One aspect of MIG welding safety is to protect your eyes. The light that is produced from this kind of welding is very bright and you will suffer from arc eye – where the cornea is burned from the bright flash of the arc – even if you look at the arc for a very short amount of time. This is because the cornea of your eye is extremely sensitive to sun burn, and the UV (ultra violet) light that is produced from the welding process is the same kind of light as what causes sun burn. This is why you also need to protect your skin. If you get arc eye, you can expect to be awake all night long feeling like someone is sticking sharp pins into your eye.
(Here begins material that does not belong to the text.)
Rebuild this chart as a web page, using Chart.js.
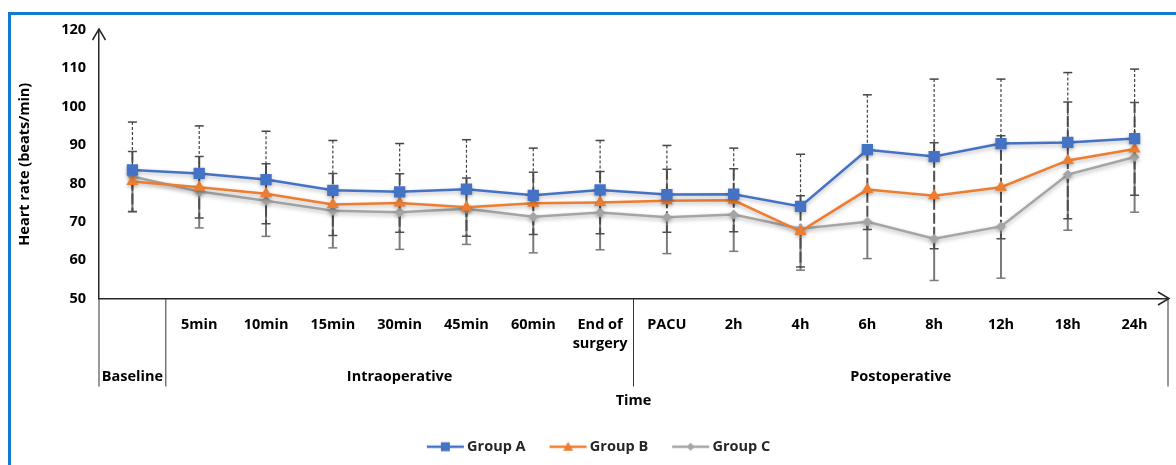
<!DOCTYPE html>
<html>
<head>
<meta charset="utf-8">
<title>Heart rate</title>
<script src="https://cdn.jsdelivr.net/npm/chart.js@4.4.1/dist/chart.umd.min.js"></script>
<style>
    html, body { margin: 0; padding: 0; background: #fff; }
    #wrap { position: relative; width: 1176px; height: 465px; overflow: hidden; }
    #frame {
        position: absolute; left: 8px; top: 12px; width: 1300px; height: 600px;
        border-left: 3px solid #1479d1; border-top: 3px solid #1479d1;
    }
    #chart-box { position: absolute; left: 0; top: 0; width: 1176px; height: 465px; }
</style>
</head>
<body>
<div id="wrap">
    <div id="frame"></div>
    <div id="chart-box"><canvas id="grafico-hr"></canvas></div>
</div>
<script>
// time points on the x axis
const timePoints = ['Baseline', '5min', '10min', '15min', '30min', '45min', '60min', ['End of', 'surgery'],
    'PACU', '2h', '4h', '6h', '8h', '12h', '18h', '24h'];
// phase rows under the time points: [label, first index, last index]
const phases = [['Baseline', 0, 0], ['Intraoperative', 1, 7], ['Postoperative', 8, 15]];
const yTicks = [50, 60, 70, 80, 90, 100, 110, 120];

// mean heart rate (beats/min)
const groupA = [83.5, 82.6, 81.0, 78.2, 77.8, 78.5, 76.9, 78.3, 77.1, 77.2, 74.0, 88.8, 87.0, 90.4, 90.7, 91.7];
const groupB = [80.5, 79.0, 77.3, 74.5, 74.9, 73.8, 74.8, 75.0, 75.5, 75.6, 67.5, 78.4, 76.8, 79.0, 86.0, 89.0];
const groupC = [81.8, 77.9, 75.5, 72.9, 72.5, 73.4, 71.3, 72.4, 71.2, 71.9, 68.2, 70.0, 65.6, 68.8, 82.3, 86.9];

// standard deviations (A shown upward, B both ways, C downward)
const sdA = [12.5, 12.4, 12.6, 13.0, 12.6, 12.9, 12.3, 12.9, 12.8, 12.0, 13.6, 14.3, 20.2, 16.8, 18.2, 18.1];
const sdB = [7.8, 8.0, 7.8, 8.1, 7.6, 7.6, 8.1, 8.1, 8.2, 8.2, 9.3, 10.4, 13.8, 13.4, 15.2, 12.1];
const sdC = [9.2, 9.5, 9.3, 9.7, 9.7, 9.3, 9.4, 9.7, 9.5, 9.6, 10.8, 9.6, 10.9, 13.5, 14.5, 14.4];

const errorBars = [
    { dataset: 2, sd: sdC, up: false, down: true, color: '#7a7a7a', width: 2, dash: [] },
    { dataset: 1, sd: sdB, up: true, down: true, color: '#4f4f4f', width: 2, dash: [11, 3] },
    { dataset: 0, sd: sdA, up: true, down: false, color: '#444', width: 1.2, dash: [3, 2] }
];

Chart.defaults.font.family = 'Open Sans';
Chart.defaults.color = '#000';

const boldFont = { family: 'Open Sans', weight: 'bold', size: 14.5 };

function legendIcon(color, style) {
    const c = document.createElement('canvas');
    c.width = 40;
    c.height = 14;
    const g = c.getContext('2d');
    g.strokeStyle = color;
    g.lineWidth = 2.5;
    g.beginPath();
    g.moveTo(2, 7);
    g.lineTo(39, 7);
    g.stroke();
    g.fillStyle = color;
    g.beginPath();
    if (style === 'rect') {
        g.rect(16, 2.5, 9, 9);
    } else if (style === 'triangle') {
        g.moveTo(20.5, 2);
        g.lineTo(25.5, 11);
        g.lineTo(15.5, 11);
    } else {
        g.moveTo(20.5, 3);
        g.lineTo(24.5, 7);
        g.lineTo(20.5, 11);
        g.lineTo(16.5, 7);
    }
    g.closePath();
    g.fill();
    return c;
}

const decorations = {
    id: 'decorations',
    beforeDatasetDraw(chart) {
        const ctx = chart.ctx;
        ctx.save();
        ctx.shadowColor = 'rgba(0, 0, 0, 0.28)';
        ctx.shadowBlur = 4;
        ctx.shadowOffsetY = 2;
    },
    afterDatasetDraw(chart) {
        chart.ctx.restore();
    },
    beforeDatasetsDraw(chart) {
        const ctx = chart.ctx;
        const y = chart.scales.y;
        errorBars.forEach(bar => {
            const meta = chart.getDatasetMeta(bar.dataset);
            const values = chart.data.datasets[bar.dataset].data;
            ctx.save();
            ctx.strokeStyle = bar.color;
            values.forEach((v, j) => {
                const px = meta.data[j].x;
                const yTop = y.getPixelForValue(bar.up ? v + bar.sd[j] : v);
                const yBot = y.getPixelForValue(bar.down ? v - bar.sd[j] : v);
                ctx.lineWidth = bar.width;
                ctx.setLineDash(bar.dash);
                ctx.beginPath();
                ctx.moveTo(px, yTop);
                ctx.lineTo(px, yBot);
                ctx.stroke();
                ctx.setLineDash([]);
                ctx.lineWidth = 1.5;
                ctx.beginPath();
                if (bar.up) {
                    ctx.moveTo(px - 4.5, yTop);
                    ctx.lineTo(px + 4.5, yTop);
                }
                if (bar.down) {
                    ctx.moveTo(px - 4.5, yBot);
                    ctx.lineTo(px + 4.5, yBot);
                }
                ctx.stroke();
            });
            ctx.restore();
        });
    },
    afterDraw(chart) {
        const ctx = chart.ctx;
        const area = chart.chartArea;
        const x = chart.scales.x;
        ctx.save();
        ctx.strokeStyle = '#262626';
        ctx.lineWidth = 1.5;
        // arrow heads
        ctx.beginPath();
        ctx.moveTo(area.left - 6.5, area.top + 10);
        ctx.lineTo(area.left, area.top - 1);
        ctx.lineTo(area.left + 6.5, area.top + 10);
        ctx.moveTo(area.right - 10, area.bottom - 6.5);
        ctx.lineTo(area.right + 1, area.bottom);
        ctx.lineTo(area.right - 10, area.bottom + 6.5);
        ctx.stroke();

        // phase separators and labels
        const edge = i => {
            if (i < 0) return area.left;
            if (i >= timePoints.length - 1) return area.right;
            return (x.getPixelForValue(i) + x.getPixelForValue(i + 1)) / 2;
        };
        ctx.lineWidth = 1;
        ctx.strokeStyle = '#333';
        ctx.fillStyle = '#000';
        ctx.font = 'bold 14.5px "Open Sans"';
        ctx.textAlign = 'center';
        ctx.textBaseline = 'middle';
        phases.forEach(([label, first, last], k) => {
            const l = edge(first - 1);
            const r = edge(last);
            ctx.beginPath();
            if (k === 0) {
                ctx.moveTo(l, area.bottom);
                ctx.lineTo(l, area.bottom + 88);
            }
            ctx.moveTo(r, area.bottom);
            ctx.lineTo(r, area.bottom + 88);
            ctx.stroke();
            ctx.fillText(label, (l + r) / 2, area.bottom + 78);
        });
        ctx.restore();
    }
};

const ctx = document.getElementById('grafico-hr').getContext('2d');

new Chart(ctx, {
    type: 'line',
    data: {
        labels: timePoints,
        datasets: [
            {
                label: 'Group A',
                data: groupA,
                borderColor: '#4472C4',
                backgroundColor: '#4472C4',
                borderWidth: 2.5,
                pointStyle: 'rect',
                pointRadius: 8,
                pointBorderWidth: 0,
                tension: 0
            },
            {
                label: 'Group B',
                data: groupB,
                borderColor: '#ED7D31',
                backgroundColor: '#ED7D31',
                borderWidth: 2.5,
                pointStyle: 'triangle',
                pointRadius: 7,
                pointBorderWidth: 0,
                tension: 0
            },
            {
                label: 'Group C',
                data: groupC,
                borderColor: '#A5A5A5',
                backgroundColor: '#A5A5A5',
                borderWidth: 2.5,
                pointStyle: 'rectRot',
                pointRadius: 5,
                pointBorderWidth: 0,
                tension: 0
            }
        ]
    },
    options: {
        responsive: true,
        maintainAspectRatio: false,
        animation: false,
        layout: {
            padding: { top: 30, left: 30, right: 6, bottom: 1 }
        },
        plugins: {
            legend: {
                display: true,
                position: 'bottom',
                labels: {
                    usePointStyle: true,
                    pointStyleWidth: 30,
                    padding: 27,
                    color: '#262626',
                    font: boldFont,
                    generateLabels: chart => chart.data.datasets.map((ds, i) => ({
                        text: ds.label,
                        pointStyle: legendIcon(ds.borderColor, ds.pointStyle),
                        fillStyle: ds.borderColor,
                        strokeStyle: ds.borderColor,
                        lineWidth: 0,
                        fontColor: '#262626',
                        hidden: false,
                        datasetIndex: i
                    }))
                }
            },
            tooltip: { enabled: false }
        },
        scales: {
            x: {
                offset: true,
                grid: { display: false, drawTicks: false },
                border: { display: true, color: '#262626', width: 1.5 },
                ticks: {
                    font: { ...boldFont, lineHeight: 1.3 },
                    color: '#000',
                    padding: 17,
                    maxRotation: 0,
                    autoSkip: false,
                    // single-point phases are named in the phase row only
                    callback: (value, i) => phases.some(p => p[1] === i && p[2] === i) ? '' : timePoints[i]
                },
                title: {
                    display: true,
                    text: 'Time',
                    font: boldFont,
                    color: '#000',
                    padding: { top: 40, bottom: 3 }
                },
                afterFit: scale => { scale.height = 114; }
            },
            y: {
                min: 50,
                max: 120,
                afterBuildTicks: scale => { scale.ticks = yTicks.map(v => ({ value: v })); },
                grid: { display: false, drawTicks: false },
                border: { display: true, color: '#262626', width: 1.5 },
                ticks: {
                    font: boldFont,
                    color: '#000',
                    padding: 13
                },
                title: {
                    display: true,
                    text: 'Heart rate (beats/min)',
                    font: boldFont,
                    color: '#000',
                    padding: { top: -14, bottom: 0 }
                },
                afterFit: scale => { scale.width = 69; }
            }
        }
    },
    plugins: [decorations]
});
</script>
</body>
</html>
If you wear a full welding mask, then the light that is reflected can cause arc eye. It is not just the light that is reflected off the front of the welding mask. If you weld in a room that has walls painted white and weld there all day long, that is enough to cause arc eye. Welders caps can help with arc eye as well as sparks. Make sure you warn anyone who is in the area when you are getting ready to start welding and use a screen if there are going to be passersby.
Another aspect you need to be aware of where MIG welding safety is concerned is vapors. The welding process produces metal vapors. Fumes from zinc coatings and aluminum alloy vapor are poisonous and you can get heavy metal poisoning from these. You can also be poisoned by the fumes from ARC welding and flux cored gasless wire. MIG welding often gives off ozone vapors. The effects from these vapors is cumulative and will build up in your body. Always work in areas that are well-ventilated to avoid damage from these gases.
When you are welding, molten metal can actually spit several feet away from your weld. Be aware of your surroundings before you begin to work so that you can avoid having fires. Sawdust, plastic or paper bags all can go up in flames easily and are also things that are easily missed. You may not even realize that there is a fire because when you are looking through a visor, any fire will not appear bright and you won’t be alarmed. It’s a good idea to keep a fire extinguisher nearby at all times. A CO2 one is the best for welding and a bucket of sand is also a good thing to have.